Sinfonia italo-tedesca: formaggi caprini e Berliner Weisse
Spuntino tra due pasti principali, se non piuttosto pranzo o cena veloci, ma anche chiusura di un menù più articolato: un plateau di formaggi ha sempre e comunque la propria ragion d’essere. Data la stagione in cammino verso le temperature più calde, ne proponiamo un’edizione monografica, dedicata in toto ai caprini. Si tratta di una tipologia casearia dalle caratteristiche particolari: vocata anche alle versioni fresche e di breve stagionatura; contrassegnata da una composizione chimica del latte d’origine che lo rende il più simile a quello umano (fra l’altro, può essere consumato da chi abbia allergie alle proteine del latte vaccino); dotata di una frazione grassa più digeribile in quanto meglio assimilabile; capace di far raggiungere più velocemente il senso di sazietà, grazie a un maggior contenuto di minerali, in primis ferro e calcio. Insomma, un ambito tipologico che occhieggia in modo esplicito alla primavera e all’estate.
Quali le caratteristiche sensoriali dei caprini? Variabili, ovviamente, in funzione delle lavorazioni. Tuttavia, oltre ai lineamenti intrinseci della materia prima (con il suo corredo odoroso tipicamente animale, la ricorrenza di alcuni trattamenti (come la coagulazione acida nelle versioni fresche), stabilisce alcuni comuni denominatori. Tra essi una fibra materiale non di rado medio leggera e una consistenza tra il cremoso e il morbido; profumazioni che interessano i descrittori del latte fresco e dello yogurt; un’architettura gustativa che innesta, su un sostrato grasso e tendenzialmente dolce, correnti acidule e, talvolta, di leggera sapidità.

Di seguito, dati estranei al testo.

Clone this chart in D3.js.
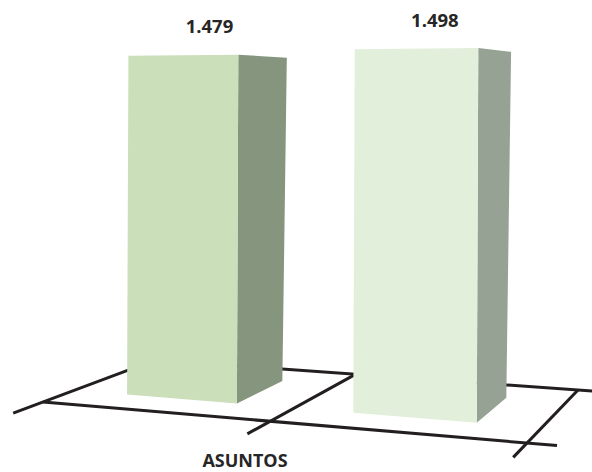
<!DOCTYPE html>
<html><head><meta charset="utf-8">
<script src="https://cdn.jsdelivr.net/npm/d3@7/dist/d3.min.js"></script>
<style>html,body{margin:0;padding:0;background:#fff;}svg{display:block;}</style>
</head><body>
<svg id="chart" width="592" height="472"></svg>
<script>
// ---- data ----
const categories = ["Serie 1", "Serie 2"];
const values = [1479, 1498];
const frontColors = ["#cadfba", "#e2efda"];
const sideColors = ["#86957d", "#96a294"];
const axisTitle = "ASUNTOS";

// ---- layout / perspective ----
const W = 592, H = 472;
const FL = [43, 402], FR = [527, 443], BR = [578, 390];
const G = -0.115, HP = 0.16;            // perspective terms of the floor
const c = FL[0], f = FL[1];
const a = FR[0] * (1 + G) - c, d = FR[1] * (1 + G) - f;
const b = BR[0] * (1 + G + HP) - a - c, e = BR[1] * (1 + G + HP) - d - f;
const depth = [0.25, 0.74];

const xBand = d3.scaleBand().domain(categories).range([0, 1]).paddingInner(0.5).paddingOuter(0.25);
const yScale = d3.scaleLinear().domain([0, 1600]).range([0, 376]);
const es = d3.formatLocale({decimal: ",", thousands: ".", grouping: [3], currency: ["", "€"]});
const fmt = es.format(",");

function lean(v) { return 0.004 + 0.02 * (v - 0.25); }
function proj(u, v, val) {
  const w = 1 + G * u + HP * v;
  const x = (a * u + b * v + c) / w, y = (d * u + e * v + f) / w;
  const hp = yScale(val || 0) / w;
  return [x + hp * lean(v), y - hp];
}

const svg = d3.select("#chart");
const line = d3.line();

// floor
const floor = svg.append("g").attr("stroke", "#231f20").attr("stroke-width", 3).attr("fill", "none");
const uExt = 1.0545, vExt = -0.22;
floor.append("path").attr("d", line([proj(0, 0), proj(uExt, 0)]));
floor.append("path").attr("d", line([proj(0, 1), proj(uExt, 1)]));
const ticks = d3.range(categories.length + 1).map(i => i / categories.length);
floor.selectAll("path.tick").data(ticks).join("path").attr("class", "tick")
  .attr("d", u => line([proj(u, vExt), proj(u, 1)]));

// bars
const bars = svg.append("g").selectAll("g").data(categories).join("g");
bars.each(function(cat, i) {
  const g = d3.select(this);
  const u0 = xBand(cat), u1 = u0 + xBand.bandwidth();
  const [v0, v1] = depth, val = values[i];
  const front = [proj(u0, v0, 0), proj(u1, v0, 0), proj(u1, v0, val), proj(u0, v0, val)];
  const side = [proj(u1, v0, 0), proj(u1, v1, 0), proj(u1, v1, val), proj(u1, v0, val)];
  g.append("path").attr("d", line(side) + "Z").attr("fill", sideColors[i]);
  g.append("path").attr("d", line(front) + "Z").attr("fill", frontColors[i]);
  const top = proj((u0 + u1) / 2, (v0 + v1) / 2, val);
  g.append("text").attr("x", top[0]).attr("y", top[1] - 23.5)
    .attr("text-anchor", "middle")
    .style("font-family", "'Open Sans', sans-serif").style("font-weight", "bold")
    .style("font-size", "18.5px").attr("fill", "#262626")
    .text(fmt(val));
});

svg.append("text").attr("x", 245).attr("y", 467).attr("text-anchor", "middle")
  .style("font-family", "'Open Sans', sans-serif").style("font-weight", "bold")
  .style("font-size", "18px").attr("fill", "#262626").text(axisTitle);
</script>
</body></html>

Di cosa si ha bisogno, nel bicchiere, a fronte di bocconi del genere? Tenendo conto di come i valori nutrizionali medi parlino di un 60% circa d’acqua, di un 18,5% circa di proteine e di un 21,5% circa di lipidi (il resto sono ceneri, zuccheri, altri carboidrati, sali minerali), è abbastanza intuitivo volgere lo sguardo verso birre essere stesse a tendenza acida (per l’attenuazione reciproca con gli analoghi orientamenti del morso) e di buona effervescenza (per gestire i grassi appena citati); dotate di un corpo non certo massiccio; propense a esprimere un’olfattività lattica, per giocare, nella fase del sorseggio e in quella retronasale, una partita basata su linguaggi sensoriali di sostanziale affinità. Beh, l’identikit lo abbiamo tracciato; non resta che dargli un nome: e non potrà essere che quello della Berliner Wesse. Secondo copione, eccone quattro suggerimenti, da mettere in campo senza aggiunte di pur tradizionali sciroppi (stellina di bosco, lampone o qualsiasi altro): la tedesca 1809 Berliner Style Weisse della beerfirm Professor Fritz Briem di Freising (5 gradi); la connazionale (nonché quasi omonima) Berliner Style Weisse di Bayerischer Bahnhof a Lipsia (3 gradi); la piemontese Berliner Weisse firmata ad Alessandria da Canediguerra (3 gradi); e l’altrettanto italiana (nonché altrettanto leggera) Gaballus sfornata a Monza da Carrobiolo, attestata sui 3 gradi e 3. Quanto ai caprini su cui puntare, anche qui alcuni spunti: la piemontese Robiola di Roccaverano (a pasta molle); i lombardi Fiorone (molle a sua volta) e Formaggella dei Luinese (semididura).